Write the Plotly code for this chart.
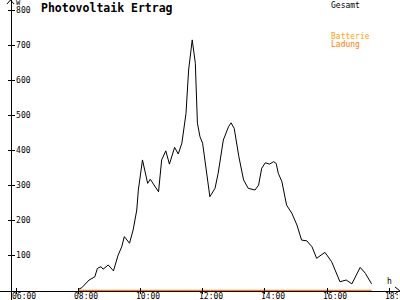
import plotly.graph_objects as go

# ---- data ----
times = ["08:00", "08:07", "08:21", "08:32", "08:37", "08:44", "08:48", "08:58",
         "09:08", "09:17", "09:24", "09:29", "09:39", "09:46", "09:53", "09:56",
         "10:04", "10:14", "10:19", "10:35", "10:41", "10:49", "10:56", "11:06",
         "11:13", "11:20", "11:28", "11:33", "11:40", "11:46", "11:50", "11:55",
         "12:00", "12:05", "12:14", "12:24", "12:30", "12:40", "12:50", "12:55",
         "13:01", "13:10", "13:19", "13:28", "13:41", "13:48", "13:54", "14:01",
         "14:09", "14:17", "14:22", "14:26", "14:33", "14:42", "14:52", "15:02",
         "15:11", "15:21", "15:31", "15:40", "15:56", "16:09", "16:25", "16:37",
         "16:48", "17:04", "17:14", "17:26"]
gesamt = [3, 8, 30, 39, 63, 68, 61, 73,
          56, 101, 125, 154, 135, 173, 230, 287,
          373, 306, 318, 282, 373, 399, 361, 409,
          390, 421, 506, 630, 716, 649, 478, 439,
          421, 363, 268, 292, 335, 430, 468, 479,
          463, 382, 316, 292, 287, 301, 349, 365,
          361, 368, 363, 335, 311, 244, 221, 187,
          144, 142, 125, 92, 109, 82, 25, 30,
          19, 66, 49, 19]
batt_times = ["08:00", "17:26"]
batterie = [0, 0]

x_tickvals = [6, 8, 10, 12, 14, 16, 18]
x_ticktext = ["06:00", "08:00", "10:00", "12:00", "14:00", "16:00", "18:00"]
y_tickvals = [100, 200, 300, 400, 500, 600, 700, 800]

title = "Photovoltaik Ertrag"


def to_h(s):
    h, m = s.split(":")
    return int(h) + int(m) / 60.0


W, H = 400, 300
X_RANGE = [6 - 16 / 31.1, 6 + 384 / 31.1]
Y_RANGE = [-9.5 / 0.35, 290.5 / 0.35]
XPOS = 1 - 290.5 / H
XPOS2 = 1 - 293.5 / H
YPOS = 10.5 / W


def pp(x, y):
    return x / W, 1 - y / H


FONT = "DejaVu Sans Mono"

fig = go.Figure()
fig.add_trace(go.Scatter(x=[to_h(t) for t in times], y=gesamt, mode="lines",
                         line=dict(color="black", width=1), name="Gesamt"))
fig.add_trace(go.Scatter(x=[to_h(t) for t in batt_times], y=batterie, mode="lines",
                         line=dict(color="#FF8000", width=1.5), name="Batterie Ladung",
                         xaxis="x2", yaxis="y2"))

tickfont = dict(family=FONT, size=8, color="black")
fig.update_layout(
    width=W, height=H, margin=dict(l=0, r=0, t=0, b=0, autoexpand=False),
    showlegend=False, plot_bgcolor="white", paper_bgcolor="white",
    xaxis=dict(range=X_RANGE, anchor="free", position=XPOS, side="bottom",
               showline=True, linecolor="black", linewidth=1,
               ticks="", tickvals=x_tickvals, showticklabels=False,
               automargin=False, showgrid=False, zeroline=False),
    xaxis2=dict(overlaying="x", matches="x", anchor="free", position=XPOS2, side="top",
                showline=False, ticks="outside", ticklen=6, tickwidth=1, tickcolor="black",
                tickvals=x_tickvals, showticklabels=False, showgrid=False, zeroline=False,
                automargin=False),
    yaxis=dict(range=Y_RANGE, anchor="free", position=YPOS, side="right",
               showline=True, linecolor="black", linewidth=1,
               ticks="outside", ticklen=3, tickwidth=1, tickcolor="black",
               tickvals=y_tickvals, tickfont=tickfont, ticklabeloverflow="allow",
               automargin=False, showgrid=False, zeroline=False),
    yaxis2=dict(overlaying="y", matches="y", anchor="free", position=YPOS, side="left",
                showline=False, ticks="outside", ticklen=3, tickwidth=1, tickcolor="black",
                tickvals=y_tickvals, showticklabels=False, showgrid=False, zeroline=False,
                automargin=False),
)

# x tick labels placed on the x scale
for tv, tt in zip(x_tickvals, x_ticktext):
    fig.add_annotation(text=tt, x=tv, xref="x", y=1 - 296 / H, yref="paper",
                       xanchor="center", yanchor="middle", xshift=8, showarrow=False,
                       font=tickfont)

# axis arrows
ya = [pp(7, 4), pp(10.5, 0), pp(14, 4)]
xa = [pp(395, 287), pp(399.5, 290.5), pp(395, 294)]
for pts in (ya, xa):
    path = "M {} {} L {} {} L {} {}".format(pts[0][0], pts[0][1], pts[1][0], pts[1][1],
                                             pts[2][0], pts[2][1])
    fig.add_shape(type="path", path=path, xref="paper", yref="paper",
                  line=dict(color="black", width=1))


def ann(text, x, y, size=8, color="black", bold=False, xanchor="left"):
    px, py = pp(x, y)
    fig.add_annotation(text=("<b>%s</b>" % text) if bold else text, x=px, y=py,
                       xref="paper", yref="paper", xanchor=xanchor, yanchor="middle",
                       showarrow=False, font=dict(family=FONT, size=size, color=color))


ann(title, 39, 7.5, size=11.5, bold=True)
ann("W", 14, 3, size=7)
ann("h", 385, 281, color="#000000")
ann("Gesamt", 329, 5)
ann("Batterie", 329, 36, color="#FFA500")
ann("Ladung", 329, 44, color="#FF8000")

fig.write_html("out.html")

·····

TASK DIRECTIONS
Write out, word for word, the lines from the start of the data through the one holding "import plotly.graph_objects as go". Omit pictures.

THE RESPONSE
Write the Plotly code for this chart.
import plotly.graph_objects as go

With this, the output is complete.